The battling sides decided to discuss the issue after Ryan Vancil, an attorney hired by the Bainbridge Island Metropolitan Park and Recreation District, decided there could be a settlement option based on the memorial wall’s location.
“We could draw property lines based on the location of the memorial wall,” Vancil said. “The McNabbs didn’t want to fight the memorial and we wanted to work as a broker to reach a solution.”
The park district jointly owns Pritchard Park with the city.
Overall, the creation of a new westerly boundary has surpassed expectations.
“I dreaded the initial meetings, just the concept of having six attorneys in a room,” Vancil said. “I didn’t anticipate extremely positive results, but I have to give accolades to all the attorneys involved, I don’t always get these positive stories.”
The agreement also allows for work crews to traverse contested areas to maintain a vegetative buffer between the memorial wall and the McNabb property.
“There are a number of easements that are connected with the settlement in favor of the city, which allows the memorial to proceed with construction and be able to do any necessary maintenance,” said City Attorney Paul McMurray.
McNabb could not be reached at the time of publication for comment, but his attorney, Dennis Reynolds, said the settlement was a positive outcome for all parties, and allowed his clients to develop their land.
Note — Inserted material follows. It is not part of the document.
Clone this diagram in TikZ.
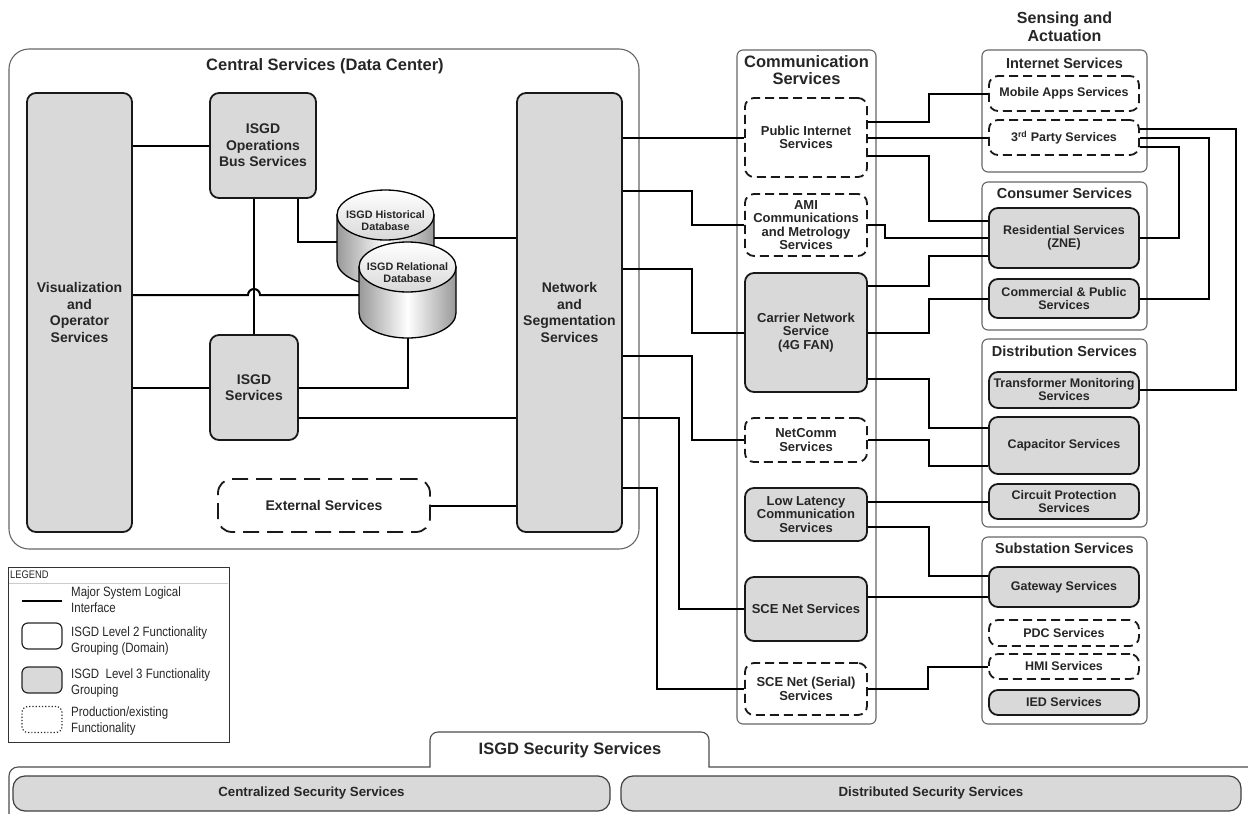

“I am pretty happy about it,” he said. “To me it is the way the city is supposed to do business.
“We moved quickly so we wouldn’t delay the project or the memorial committee,” he said. “We wanted it resolved, wanted to work it out because they are going to be neighbors for a long time.”
The language of the settlement reserves the right for both plaintiffs and defendants to follow-up on other legal allegations stemming from the dispute.
But according to Vancil, “about 80 percent of the litigation is going to be solved by going with the plan that is in place.”